There’s two of four. Most famous today are the other two papers, concerning special relativity and mass-energy equivalence. E = mc2 is the one equation everyone knows even if they don’t know what it means, and Einstein first wrote it as part of his theory. It’s hard to overstate the impact of relativity on physics. Prior to Einstein, physics was viewed as taking place on sort of an abstract invisible absolute Cartesian grid. Naively most of us today still think this way. One of the main clues that there might be a problem was in Maxwell’s equations. They seemed to work regardless of the frame of reference you chose, and experiments in locating an aether for the light to modulate found nothing. Either there was a problem with Maxwell in some very strange and subtle way, or our notions of absolute time and space were wrong. Einstein hypothesized the latter and developed the theory by which transformations between reference frames are governed. The mathematical methodology is not entirely Einstein’s; some of the ground work had already been done by other scientists and mathematicians like Lorentz. This is no way detracts from Einstein’s achievements.

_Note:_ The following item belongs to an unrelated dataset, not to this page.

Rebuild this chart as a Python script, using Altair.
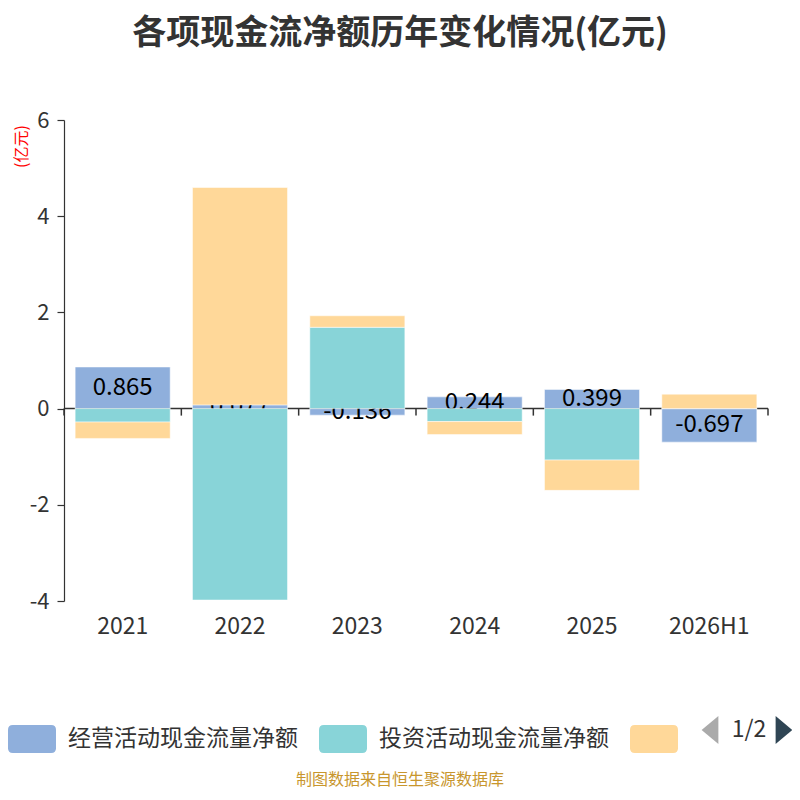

And Einstein was no mathematical slouch. Once he published the special theory of relativity, the race was on to figure out how to use relativity to describe the effects of gravity. Einstein’s main competitor was none other than the absolutely brilliant mathematician David Hilbert, whose own stature might well put him on my top 10 mathematicians list (if I ever write one). Einstein succeeded (with help from Hilbert – it’s a long and somewhat controversial story), and in 1915 presented his general theory of relativity. It represents the entirely of our knowledge of gravity, with further theories remaining entirely speculative and untested.
Einstein left his mark in numerous other less well known branches of physics, from the heat capacity of solids to the statistics of bosons.
I have here just given a brief overview of his scientific work and neglected his personal biography entirely. His life outside of science is also of great interest – a probably apocryphal statement attributed to him boasts of surviving “two wives, two wars, and Hitler”. He died in 1955 and his ashes were scattered.
If I were to suggest just two books about this great man, I think I’d recommend Einstein: His Life and Universe by Walter Isaacson, and Relativity: The Special and the General Theory by Einstein himself as a very lucid and nonmathematical layman’s explanation of his most famous theory.